— start Source material —
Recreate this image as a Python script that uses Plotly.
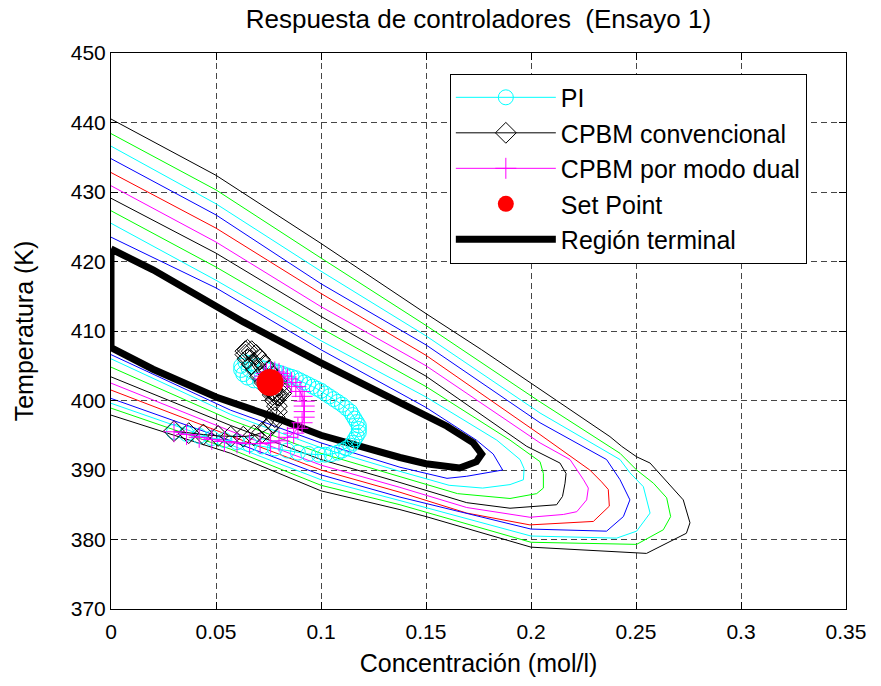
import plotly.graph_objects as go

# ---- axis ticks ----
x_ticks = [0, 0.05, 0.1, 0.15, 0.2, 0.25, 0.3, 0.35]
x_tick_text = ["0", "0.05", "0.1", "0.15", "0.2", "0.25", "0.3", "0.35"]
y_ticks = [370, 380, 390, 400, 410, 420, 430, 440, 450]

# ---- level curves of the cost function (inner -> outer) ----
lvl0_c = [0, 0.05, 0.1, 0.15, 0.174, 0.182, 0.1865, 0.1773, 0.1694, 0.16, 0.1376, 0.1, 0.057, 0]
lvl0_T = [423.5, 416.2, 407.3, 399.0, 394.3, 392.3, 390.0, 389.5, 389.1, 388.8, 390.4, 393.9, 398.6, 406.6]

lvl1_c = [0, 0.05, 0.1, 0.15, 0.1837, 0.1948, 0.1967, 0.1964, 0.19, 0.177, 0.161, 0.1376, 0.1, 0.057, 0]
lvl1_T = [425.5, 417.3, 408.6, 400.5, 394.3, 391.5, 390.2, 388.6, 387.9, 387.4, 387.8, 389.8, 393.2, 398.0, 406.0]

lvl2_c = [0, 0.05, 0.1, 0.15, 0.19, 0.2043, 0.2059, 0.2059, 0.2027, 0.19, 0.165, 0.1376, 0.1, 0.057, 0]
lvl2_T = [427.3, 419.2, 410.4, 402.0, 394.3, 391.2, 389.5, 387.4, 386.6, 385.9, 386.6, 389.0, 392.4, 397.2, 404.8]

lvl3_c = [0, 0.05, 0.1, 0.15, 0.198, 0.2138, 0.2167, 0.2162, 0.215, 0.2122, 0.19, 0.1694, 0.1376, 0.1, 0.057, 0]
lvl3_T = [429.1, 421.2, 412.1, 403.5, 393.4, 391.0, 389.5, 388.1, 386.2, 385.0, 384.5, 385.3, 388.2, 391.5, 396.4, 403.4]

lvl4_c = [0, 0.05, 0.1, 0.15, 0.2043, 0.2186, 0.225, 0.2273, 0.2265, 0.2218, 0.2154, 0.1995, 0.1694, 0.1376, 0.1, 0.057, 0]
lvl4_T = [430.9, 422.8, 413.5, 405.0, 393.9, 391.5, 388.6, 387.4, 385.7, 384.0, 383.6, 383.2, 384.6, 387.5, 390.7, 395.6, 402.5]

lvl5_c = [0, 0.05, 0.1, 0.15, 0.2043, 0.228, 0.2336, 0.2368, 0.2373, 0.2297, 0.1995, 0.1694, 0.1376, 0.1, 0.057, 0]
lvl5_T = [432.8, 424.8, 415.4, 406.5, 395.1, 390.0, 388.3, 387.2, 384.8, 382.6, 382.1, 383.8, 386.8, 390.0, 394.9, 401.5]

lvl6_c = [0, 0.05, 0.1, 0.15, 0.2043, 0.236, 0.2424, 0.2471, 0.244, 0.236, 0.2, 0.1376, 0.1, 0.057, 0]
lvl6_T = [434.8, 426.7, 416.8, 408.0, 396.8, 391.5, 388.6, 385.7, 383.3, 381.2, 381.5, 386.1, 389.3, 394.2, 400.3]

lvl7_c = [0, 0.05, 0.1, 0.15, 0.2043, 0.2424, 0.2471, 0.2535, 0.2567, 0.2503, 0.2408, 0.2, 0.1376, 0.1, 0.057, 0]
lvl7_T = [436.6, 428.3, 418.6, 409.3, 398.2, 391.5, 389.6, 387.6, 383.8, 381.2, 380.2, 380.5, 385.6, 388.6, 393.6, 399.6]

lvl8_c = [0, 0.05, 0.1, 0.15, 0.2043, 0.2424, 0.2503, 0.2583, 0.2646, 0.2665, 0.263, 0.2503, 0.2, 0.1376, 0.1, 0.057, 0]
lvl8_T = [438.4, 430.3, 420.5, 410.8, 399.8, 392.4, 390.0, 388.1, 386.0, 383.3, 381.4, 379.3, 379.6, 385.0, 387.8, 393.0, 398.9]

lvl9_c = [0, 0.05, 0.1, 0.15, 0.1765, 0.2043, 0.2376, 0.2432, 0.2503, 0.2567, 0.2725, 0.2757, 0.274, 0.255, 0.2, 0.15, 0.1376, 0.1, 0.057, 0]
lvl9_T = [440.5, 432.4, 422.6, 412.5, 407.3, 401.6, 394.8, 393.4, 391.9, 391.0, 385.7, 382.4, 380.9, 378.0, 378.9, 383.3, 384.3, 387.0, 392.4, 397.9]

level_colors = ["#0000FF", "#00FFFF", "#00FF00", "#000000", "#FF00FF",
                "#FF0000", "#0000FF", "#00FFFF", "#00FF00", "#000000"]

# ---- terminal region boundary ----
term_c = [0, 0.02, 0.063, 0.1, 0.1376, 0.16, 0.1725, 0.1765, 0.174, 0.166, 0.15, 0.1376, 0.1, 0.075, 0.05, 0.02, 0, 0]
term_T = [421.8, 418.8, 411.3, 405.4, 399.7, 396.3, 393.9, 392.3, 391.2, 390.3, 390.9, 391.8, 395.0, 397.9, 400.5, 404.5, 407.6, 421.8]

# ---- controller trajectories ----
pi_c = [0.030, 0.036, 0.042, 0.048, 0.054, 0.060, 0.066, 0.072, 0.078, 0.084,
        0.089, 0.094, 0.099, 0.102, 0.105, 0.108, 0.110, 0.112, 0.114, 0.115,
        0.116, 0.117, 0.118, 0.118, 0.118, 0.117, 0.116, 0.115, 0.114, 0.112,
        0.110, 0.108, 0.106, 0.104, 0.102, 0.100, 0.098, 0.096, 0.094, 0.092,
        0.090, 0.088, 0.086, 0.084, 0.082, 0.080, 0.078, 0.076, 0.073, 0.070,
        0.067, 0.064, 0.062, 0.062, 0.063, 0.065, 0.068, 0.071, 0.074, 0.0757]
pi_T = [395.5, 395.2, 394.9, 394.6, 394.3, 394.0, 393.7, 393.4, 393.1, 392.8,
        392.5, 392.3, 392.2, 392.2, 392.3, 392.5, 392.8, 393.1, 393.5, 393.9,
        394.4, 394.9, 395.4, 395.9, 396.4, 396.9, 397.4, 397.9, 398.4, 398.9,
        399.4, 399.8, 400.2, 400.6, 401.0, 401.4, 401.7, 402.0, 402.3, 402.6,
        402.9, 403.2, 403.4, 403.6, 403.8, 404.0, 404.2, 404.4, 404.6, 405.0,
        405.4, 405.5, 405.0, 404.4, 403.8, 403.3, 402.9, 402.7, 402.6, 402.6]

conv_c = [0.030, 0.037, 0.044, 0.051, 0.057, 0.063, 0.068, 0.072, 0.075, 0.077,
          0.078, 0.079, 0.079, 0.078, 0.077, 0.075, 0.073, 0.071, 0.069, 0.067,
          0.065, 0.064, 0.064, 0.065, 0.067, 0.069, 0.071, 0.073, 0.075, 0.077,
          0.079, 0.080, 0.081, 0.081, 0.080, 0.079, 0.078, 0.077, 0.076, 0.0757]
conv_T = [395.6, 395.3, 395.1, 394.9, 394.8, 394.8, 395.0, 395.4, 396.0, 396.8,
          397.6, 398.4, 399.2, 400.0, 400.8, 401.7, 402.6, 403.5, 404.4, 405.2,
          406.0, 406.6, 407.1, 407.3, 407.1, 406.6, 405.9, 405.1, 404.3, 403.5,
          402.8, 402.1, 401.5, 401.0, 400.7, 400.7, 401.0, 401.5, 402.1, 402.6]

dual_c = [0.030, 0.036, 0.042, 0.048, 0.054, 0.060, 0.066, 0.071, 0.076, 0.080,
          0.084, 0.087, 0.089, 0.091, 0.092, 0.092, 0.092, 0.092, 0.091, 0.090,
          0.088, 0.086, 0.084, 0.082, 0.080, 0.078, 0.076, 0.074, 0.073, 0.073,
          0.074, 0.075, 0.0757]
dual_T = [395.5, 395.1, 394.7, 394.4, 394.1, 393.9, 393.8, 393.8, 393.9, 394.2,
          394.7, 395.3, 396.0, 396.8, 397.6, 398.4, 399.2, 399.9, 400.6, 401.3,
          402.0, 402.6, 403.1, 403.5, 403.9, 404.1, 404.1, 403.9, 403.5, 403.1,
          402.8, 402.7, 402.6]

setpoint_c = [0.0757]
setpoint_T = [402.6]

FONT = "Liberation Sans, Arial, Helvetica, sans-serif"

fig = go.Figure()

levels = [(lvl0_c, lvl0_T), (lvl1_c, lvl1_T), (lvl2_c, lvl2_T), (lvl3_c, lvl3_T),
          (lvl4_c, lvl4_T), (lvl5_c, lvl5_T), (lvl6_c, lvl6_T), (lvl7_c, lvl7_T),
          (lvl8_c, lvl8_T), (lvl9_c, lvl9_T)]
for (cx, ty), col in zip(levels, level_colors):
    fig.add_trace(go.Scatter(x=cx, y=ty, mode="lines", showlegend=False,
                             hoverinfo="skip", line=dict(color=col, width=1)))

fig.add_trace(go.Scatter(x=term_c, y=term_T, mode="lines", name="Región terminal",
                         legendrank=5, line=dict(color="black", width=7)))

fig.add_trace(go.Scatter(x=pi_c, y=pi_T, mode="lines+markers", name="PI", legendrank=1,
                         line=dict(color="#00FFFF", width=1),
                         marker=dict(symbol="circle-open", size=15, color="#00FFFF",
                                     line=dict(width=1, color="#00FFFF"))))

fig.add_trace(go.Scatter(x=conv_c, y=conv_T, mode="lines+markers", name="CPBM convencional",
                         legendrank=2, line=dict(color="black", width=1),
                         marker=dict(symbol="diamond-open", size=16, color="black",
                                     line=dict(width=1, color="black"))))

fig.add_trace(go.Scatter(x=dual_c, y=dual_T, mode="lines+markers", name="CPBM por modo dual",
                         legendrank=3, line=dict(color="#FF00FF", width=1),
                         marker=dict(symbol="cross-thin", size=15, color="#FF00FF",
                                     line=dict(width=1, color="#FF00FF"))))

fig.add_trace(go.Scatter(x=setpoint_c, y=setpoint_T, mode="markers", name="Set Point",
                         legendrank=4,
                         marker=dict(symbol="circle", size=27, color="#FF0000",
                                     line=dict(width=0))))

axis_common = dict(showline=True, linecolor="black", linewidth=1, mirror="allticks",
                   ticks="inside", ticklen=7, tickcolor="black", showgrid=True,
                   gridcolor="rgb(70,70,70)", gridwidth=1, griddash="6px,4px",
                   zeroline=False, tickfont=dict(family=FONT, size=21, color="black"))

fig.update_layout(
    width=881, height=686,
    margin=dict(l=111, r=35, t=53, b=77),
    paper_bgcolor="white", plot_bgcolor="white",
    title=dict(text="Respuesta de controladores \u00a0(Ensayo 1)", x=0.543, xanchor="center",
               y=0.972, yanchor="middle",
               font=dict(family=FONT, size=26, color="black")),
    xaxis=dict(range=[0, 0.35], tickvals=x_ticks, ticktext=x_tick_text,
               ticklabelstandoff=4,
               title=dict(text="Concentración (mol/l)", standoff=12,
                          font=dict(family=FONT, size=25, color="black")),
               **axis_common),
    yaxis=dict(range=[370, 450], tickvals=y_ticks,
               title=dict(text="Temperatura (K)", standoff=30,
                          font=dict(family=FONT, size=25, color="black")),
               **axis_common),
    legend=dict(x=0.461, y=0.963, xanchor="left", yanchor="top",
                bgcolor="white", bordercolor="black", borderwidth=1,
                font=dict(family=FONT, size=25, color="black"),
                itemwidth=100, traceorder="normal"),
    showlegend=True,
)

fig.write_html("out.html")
— end Source material —
Exercise requirements: Restate, line by line and word for word, everything from the top of the material through the line that contains "393.2, 398.0, 406.0]". Leave pictures out.

Answer:
Recreate this image as a Python script that uses Plotly.
import plotly.graph_objects as go

# ---- axis ticks ----
x_ticks = [0, 0.05, 0.1, 0.15, 0.2, 0.25, 0.3, 0.35]
x_tick_text = ["0", "0.05", "0.1", "0.15", "0.2", "0.25", "0.3", "0.35"]
y_ticks = [370, 380, 390, 400, 410, 420, 430, 440, 450]

# ---- level curves of the cost function (inner -> outer) ----
lvl0_c = [0, 0.05, 0.1, 0.15, 0.174, 0.182, 0.1865, 0.1773, 0.1694, 0.16, 0.1376, 0.1, 0.057, 0]
lvl0_T = [423.5, 416.2, 407.3, 399.0, 394.3, 392.3, 390.0, 389.5, 389.1, 388.8, 390.4, 393.9, 398.6, 406.6]

lvl1_c = [0, 0.05, 0.1, 0.15, 0.1837, 0.1948, 0.1967, 0.1964, 0.19, 0.177, 0.161, 0.1376, 0.1, 0.057, 0]
lvl1_T = [425.5, 417.3, 408.6, 400.5, 394.3, 391.5, 390.2, 388.6, 387.9, 387.4, 387.8, 389.8, 393.2, 398.0, 406.0]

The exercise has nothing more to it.